Leave out the pictures and restate the rest of the data exactly.

# Supplied data start

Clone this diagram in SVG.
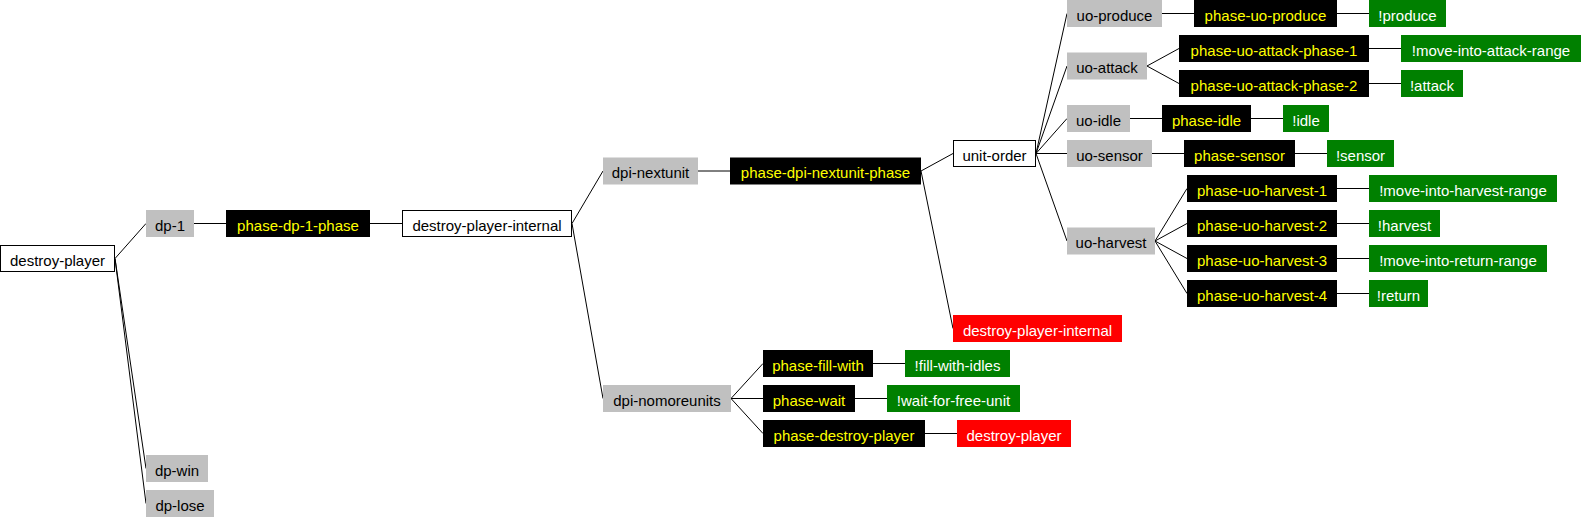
<svg xmlns="http://www.w3.org/2000/svg" width="1582" height="517" viewBox="0 0 1582 517">
<style>
text{font-family:"Liberation Sans",Arial,sans-serif;font-size:15px;text-anchor:middle}
.w rect{fill:#fff;stroke:#000;stroke-width:1}
.w text,.g text{fill:#000}
.g rect{fill:#c0c0c0}
.b rect{fill:#000}
.b text{fill:#ffff00}
.n rect{fill:#008000}
.n text,.r text{fill:#fff}
.r rect{fill:#ff0000}
#connectors path{stroke:#000;stroke-width:1;fill:none}
</style>
<rect width="1582" height="517" fill="#fff"/>
<g id="connectors">
<path d="M115,258.5L146,223.5M115,258.5L146,468.5M115,258.5L146,503.5"/>
<path d="M194,223.5H226M370,223.5H402"/>
<path d="M572,223.5L603,171M572,223.5L603,398.5"/>
<path d="M698,171H730"/>
<path d="M921,171L953,153.5M921,171L953,328.5"/>
<path d="M731,398.5L763,363.5M731,398.5H763M731,398.5L763,433.5"/>
<path d="M873,363.5H905M855,398.5H887M925,433.5H957"/>
<path d="M1036,153.5L1067,13.5M1036,153.5L1067,66M1036,153.5L1067,118.5M1036,153.5H1067M1036,153.5L1067,241"/>
<path d="M1162,13.5H1194M1337,13.5H1369"/>
<path d="M1147,66L1179,48.5M1147,66L1179,83.5M1369,48.5H1401M1369,83.5H1401"/>
<path d="M1130,118.5H1162M1251,118.5H1283"/>
<path d="M1152,153.5H1184M1295,153.5H1327"/>
<path d="M1155,241L1187,188.5M1155,241L1187,223.5M1155,241L1187,258.5M1155,241L1187,293.5"/>
<path d="M1337,188.5H1369M1337,223.5H1369M1337,258.5H1369M1337,293.5H1369"/>
</g>
<g id="n-destroy-player" class="w"><rect x="0.5" y="245.5" width="114" height="26"/><text x="57.5" y="265.5">destroy-player</text></g>
<g id="n-dp-1" class="g"><rect x="146" y="210" width="48" height="27"/><text x="170" y="230.5">dp-1</text></g>
<g id="n-dp-win" class="g"><rect x="146" y="455" width="62" height="27"/><text x="177" y="475.5">dp-win</text></g>
<g id="n-dp-lose" class="g"><rect x="146" y="490" width="68" height="27"/><text x="180" y="510.5">dp-lose</text></g>
<g id="n-phase-dp-1-phase" class="b"><rect x="226" y="210" width="144" height="27"/><text x="298" y="230.5">phase-dp-1-phase</text></g>
<g id="n-destroy-player-internal" class="w"><rect x="402.5" y="210.5" width="169" height="26"/><text x="487" y="230.5">destroy-player-internal</text></g>
<g id="n-dpi-nextunit" class="g"><rect x="603" y="157.5" width="95" height="27"/><text x="650.5" y="178">dpi-nextunit</text></g>
<g id="n-dpi-nomoreunits" class="g"><rect x="603" y="385" width="128" height="27"/><text x="667" y="405.5">dpi-nomoreunits</text></g>
<g id="n-phase-dpi-nextunit-phase" class="b"><rect x="730" y="157.5" width="191" height="27"/><text x="825.5" y="178">phase-dpi-nextunit-phase</text></g>
<g id="n-phase-fill-with" class="b"><rect x="763" y="350" width="110" height="27"/><text x="818" y="370.5">phase-fill-with</text></g>
<g id="n-phase-wait" class="b"><rect x="763" y="385" width="92" height="27"/><text x="809" y="405.5">phase-wait</text></g>
<g id="n-phase-destroy-player" class="b"><rect x="763" y="420" width="162" height="27"/><text x="844" y="440.5">phase-destroy-player</text></g>
<g id="n-fill-with-idles" class="n"><rect x="905" y="350" width="105" height="27"/><text x="957.5" y="370.5">!fill-with-idles</text></g>
<g id="n-wait-for-free-unit" class="n"><rect x="887" y="385" width="133" height="27"/><text x="953.5" y="405.5">!wait-for-free-unit</text></g>
<g id="n-destroy-player-red" class="r"><rect x="957" y="420" width="114" height="27"/><text x="1014" y="440.5">destroy-player</text></g>
<g id="n-unit-order" class="w"><rect x="953.5" y="140.5" width="82" height="26"/><text x="994.5" y="160.5">unit-order</text></g>
<g id="n-destroy-player-internal-red" class="r"><rect x="953" y="315" width="169" height="27"/><text x="1037.5" y="335.5">destroy-player-internal</text></g>
<g id="n-uo-produce" class="g"><rect x="1067" y="0" width="95" height="27"/><text x="1114.5" y="20.5">uo-produce</text></g>
<g id="n-uo-attack" class="g"><rect x="1067" y="52.5" width="80" height="27"/><text x="1107" y="73">uo-attack</text></g>
<g id="n-uo-idle" class="g"><rect x="1067" y="105" width="63" height="27"/><text x="1098.5" y="125.5">uo-idle</text></g>
<g id="n-uo-sensor" class="g"><rect x="1067" y="140" width="85" height="27"/><text x="1109.5" y="160.5">uo-sensor</text></g>
<g id="n-uo-harvest" class="g"><rect x="1067" y="227.5" width="88" height="27"/><text x="1111" y="248">uo-harvest</text></g>
<g id="n-phase-uo-produce" class="b"><rect x="1194" y="0" width="143" height="27"/><text x="1265.5" y="20.5">phase-uo-produce</text></g>
<g id="n-produce" class="n"><rect x="1369" y="0" width="77" height="27"/><text x="1407.5" y="20.5">!produce</text></g>
<g id="n-phase-uo-attack-phase-1" class="b"><rect x="1179" y="35" width="190" height="27"/><text x="1274" y="55.5">phase-uo-attack-phase-1</text></g>
<g id="n-move-into-attack-range" class="n"><rect x="1401" y="35" width="180" height="27"/><text x="1491" y="55.5">!move-into-attack-range</text></g>
<g id="n-phase-uo-attack-phase-2" class="b"><rect x="1179" y="70" width="190" height="27"/><text x="1274" y="90.5">phase-uo-attack-phase-2</text></g>
<g id="n-attack" class="n"><rect x="1401" y="70" width="62" height="27"/><text x="1432" y="90.5">!attack</text></g>
<g id="n-phase-idle" class="b"><rect x="1162" y="105" width="89" height="27"/><text x="1206.5" y="125.5">phase-idle</text></g>
<g id="n-idle" class="n"><rect x="1283" y="105" width="46" height="27"/><text x="1306" y="125.5">!idle</text></g>
<g id="n-phase-sensor" class="b"><rect x="1184" y="140" width="111" height="27"/><text x="1239.5" y="160.5">phase-sensor</text></g>
<g id="n-sensor" class="n"><rect x="1327" y="140" width="67" height="27"/><text x="1360.5" y="160.5">!sensor</text></g>
<g id="n-phase-uo-harvest-1" class="b"><rect x="1187" y="175" width="150" height="27"/><text x="1262" y="195.5">phase-uo-harvest-1</text></g>
<g id="n-move-into-harvest-range" class="n"><rect x="1369" y="175" width="188" height="27"/><text x="1463" y="195.5">!move-into-harvest-range</text></g>
<g id="n-phase-uo-harvest-2" class="b"><rect x="1187" y="210" width="150" height="27"/><text x="1262" y="230.5">phase-uo-harvest-2</text></g>
<g id="n-harvest" class="n"><rect x="1369" y="210" width="71" height="27"/><text x="1404.5" y="230.5">!harvest</text></g>
<g id="n-phase-uo-harvest-3" class="b"><rect x="1187" y="245" width="150" height="27"/><text x="1262" y="265.5">phase-uo-harvest-3</text></g>
<g id="n-move-into-return-range" class="n"><rect x="1369" y="245" width="178" height="27"/><text x="1458" y="265.5">!move-into-return-range</text></g>
<g id="n-phase-uo-harvest-4" class="b"><rect x="1187" y="280" width="150" height="27"/><text x="1262" y="300.5">phase-uo-harvest-4</text></g>
<g id="n-return" class="n"><rect x="1369" y="280" width="59" height="27"/><text x="1398.5" y="300.5">!return</text></g>
</svg>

# Supplied data end

= Worked solution =
Clone this diagram in SVG.
<svg xmlns="http://www.w3.org/2000/svg" width="1582" height="517" viewBox="0 0 1582 517">
<style>
text{font-family:"Liberation Sans",Arial,sans-serif;font-size:15px;text-anchor:middle}
.w rect{fill:#fff;stroke:#000;stroke-width:1}
.w text,.g text{fill:#000}
.g rect{fill:#c0c0c0}
.b rect{fill:#000}
.b text{fill:#ffff00}
.n rect{fill:#008000}
.n text,.r text{fill:#fff}
.r rect{fill:#ff0000}
#connectors path{stroke:#000;stroke-width:1;fill:none}
</style>
<rect width="1582" height="517" fill="#fff"/>
<g id="connectors">
<path d="M115,258.5L146,223.5M115,258.5L146,468.5M115,258.5L146,503.5"/>
<path d="M194,223.5H226M370,223.5H402"/>
<path d="M572,223.5L603,171M572,223.5L603,398.5"/>
<path d="M698,171H730"/>
<path d="M921,171L953,153.5M921,171L953,328.5"/>
<path d="M731,398.5L763,363.5M731,398.5H763M731,398.5L763,433.5"/>
<path d="M873,363.5H905M855,398.5H887M925,433.5H957"/>
<path d="M1036,153.5L1067,13.5M1036,153.5L1067,66M1036,153.5L1067,118.5M1036,153.5H1067M1036,153.5L1067,241"/>
<path d="M1162,13.5H1194M1337,13.5H1369"/>
<path d="M1147,66L1179,48.5M1147,66L1179,83.5M1369,48.5H1401M1369,83.5H1401"/>
<path d="M1130,118.5H1162M1251,118.5H1283"/>
<path d="M1152,153.5H1184M1295,153.5H1327"/>
<path d="M1155,241L1187,188.5M1155,241L1187,223.5M1155,241L1187,258.5M1155,241L1187,293.5"/>
<path d="M1337,188.5H1369M1337,223.5H1369M1337,258.5H1369M1337,293.5H1369"/>
</g>
<g id="n-destroy-player" class="w"><rect x="0.5" y="245.5" width="114" height="26"/><text x="57.5" y="265.5">destroy-player</text></g>
<g id="n-dp-1" class="g"><rect x="146" y="210" width="48" height="27"/><text x="170" y="230.5">dp-1</text></g>
<g id="n-dp-win" class="g"><rect x="146" y="455" width="62" height="27"/><text x="177" y="475.5">dp-win</text></g>
<g id="n-dp-lose" class="g"><rect x="146" y="490" width="68" height="27"/><text x="180" y="510.5">dp-lose</text></g>
<g id="n-phase-dp-1-phase" class="b"><rect x="226" y="210" width="144" height="27"/><text x="298" y="230.5">phase-dp-1-phase</text></g>
<g id="n-destroy-player-internal" class="w"><rect x="402.5" y="210.5" width="169" height="26"/><text x="487" y="230.5">destroy-player-internal</text></g>
<g id="n-dpi-nextunit" class="g"><rect x="603" y="157.5" width="95" height="27"/><text x="650.5" y="178">dpi-nextunit</text></g>
<g id="n-dpi-nomoreunits" class="g"><rect x="603" y="385" width="128" height="27"/><text x="667" y="405.5">dpi-nomoreunits</text></g>
<g id="n-phase-dpi-nextunit-phase" class="b"><rect x="730" y="157.5" width="191" height="27"/><text x="825.5" y="178">phase-dpi-nextunit-phase</text></g>
<g id="n-phase-fill-with" class="b"><rect x="763" y="350" width="110" height="27"/><text x="818" y="370.5">phase-fill-with</text></g>
<g id="n-phase-wait" class="b"><rect x="763" y="385" width="92" height="27"/><text x="809" y="405.5">phase-wait</text></g>
<g id="n-phase-destroy-player" class="b"><rect x="763" y="420" width="162" height="27"/><text x="844" y="440.5">phase-destroy-player</text></g>
<g id="n-fill-with-idles" class="n"><rect x="905" y="350" width="105" height="27"/><text x="957.5" y="370.5">!fill-with-idles</text></g>
<g id="n-wait-for-free-unit" class="n"><rect x="887" y="385" width="133" height="27"/><text x="953.5" y="405.5">!wait-for-free-unit</text></g>
<g id="n-destroy-player-red" class="r"><rect x="957" y="420" width="114" height="27"/><text x="1014" y="440.5">destroy-player</text></g>
<g id="n-unit-order" class="w"><rect x="953.5" y="140.5" width="82" height="26"/><text x="994.5" y="160.5">unit-order</text></g>
<g id="n-destroy-player-internal-red" class="r"><rect x="953" y="315" width="169" height="27"/><text x="1037.5" y="335.5">destroy-player-internal</text></g>
<g id="n-uo-produce" class="g"><rect x="1067" y="0" width="95" height="27"/><text x="1114.5" y="20.5">uo-produce</text></g>
<g id="n-uo-attack" class="g"><rect x="1067" y="52.5" width="80" height="27"/><text x="1107" y="73">uo-attack</text></g>
<g id="n-uo-idle" class="g"><rect x="1067" y="105" width="63" height="27"/><text x="1098.5" y="125.5">uo-idle</text></g>
<g id="n-uo-sensor" class="g"><rect x="1067" y="140" width="85" height="27"/><text x="1109.5" y="160.5">uo-sensor</text></g>
<g id="n-uo-harvest" class="g"><rect x="1067" y="227.5" width="88" height="27"/><text x="1111" y="248">uo-harvest</text></g>
<g id="n-phase-uo-produce" class="b"><rect x="1194" y="0" width="143" height="27"/><text x="1265.5" y="20.5">phase-uo-produce</text></g>
<g id="n-produce" class="n"><rect x="1369" y="0" width="77" height="27"/><text x="1407.5" y="20.5">!produce</text></g>
<g id="n-phase-uo-attack-phase-1" class="b"><rect x="1179" y="35" width="190" height="27"/><text x="1274" y="55.5">phase-uo-attack-phase-1</text></g>
<g id="n-move-into-attack-range" class="n"><rect x="1401" y="35" width="180" height="27"/><text x="1491" y="55.5">!move-into-attack-range</text></g>
<g id="n-phase-uo-attack-phase-2" class="b"><rect x="1179" y="70" width="190" height="27"/><text x="1274" y="90.5">phase-uo-attack-phase-2</text></g>
<g id="n-attack" class="n"><rect x="1401" y="70" width="62" height="27"/><text x="1432" y="90.5">!attack</text></g>
<g id="n-phase-idle" class="b"><rect x="1162" y="105" width="89" height="27"/><text x="1206.5" y="125.5">phase-idle</text></g>
<g id="n-idle" class="n"><rect x="1283" y="105" width="46" height="27"/><text x="1306" y="125.5">!idle</text></g>
<g id="n-phase-sensor" class="b"><rect x="1184" y="140" width="111" height="27"/><text x="1239.5" y="160.5">phase-sensor</text></g>
<g id="n-sensor" class="n"><rect x="1327" y="140" width="67" height="27"/><text x="1360.5" y="160.5">!sensor</text></g>
<g id="n-phase-uo-harvest-1" class="b"><rect x="1187" y="175" width="150" height="27"/><text x="1262" y="195.5">phase-uo-harvest-1</text></g>
<g id="n-move-into-harvest-range" class="n"><rect x="1369" y="175" width="188" height="27"/><text x="1463" y="195.5">!move-into-harvest-range</text></g>
<g id="n-phase-uo-harvest-2" class="b"><rect x="1187" y="210" width="150" height="27"/><text x="1262" y="230.5">phase-uo-harvest-2</text></g>
<g id="n-harvest" class="n"><rect x="1369" y="210" width="71" height="27"/><text x="1404.5" y="230.5">!harvest</text></g>
<g id="n-phase-uo-harvest-3" class="b"><rect x="1187" y="245" width="150" height="27"/><text x="1262" y="265.5">phase-uo-harvest-3</text></g>
<g id="n-move-into-return-range" class="n"><rect x="1369" y="245" width="178" height="27"/><text x="1458" y="265.5">!move-into-return-range</text></g>
<g id="n-phase-uo-harvest-4" class="b"><rect x="1187" y="280" width="150" height="27"/><text x="1262" y="300.5">phase-uo-harvest-4</text></g>
<g id="n-return" class="n"><rect x="1369" y="280" width="59" height="27"/><text x="1398.5" y="300.5">!return</text></g>
</svg>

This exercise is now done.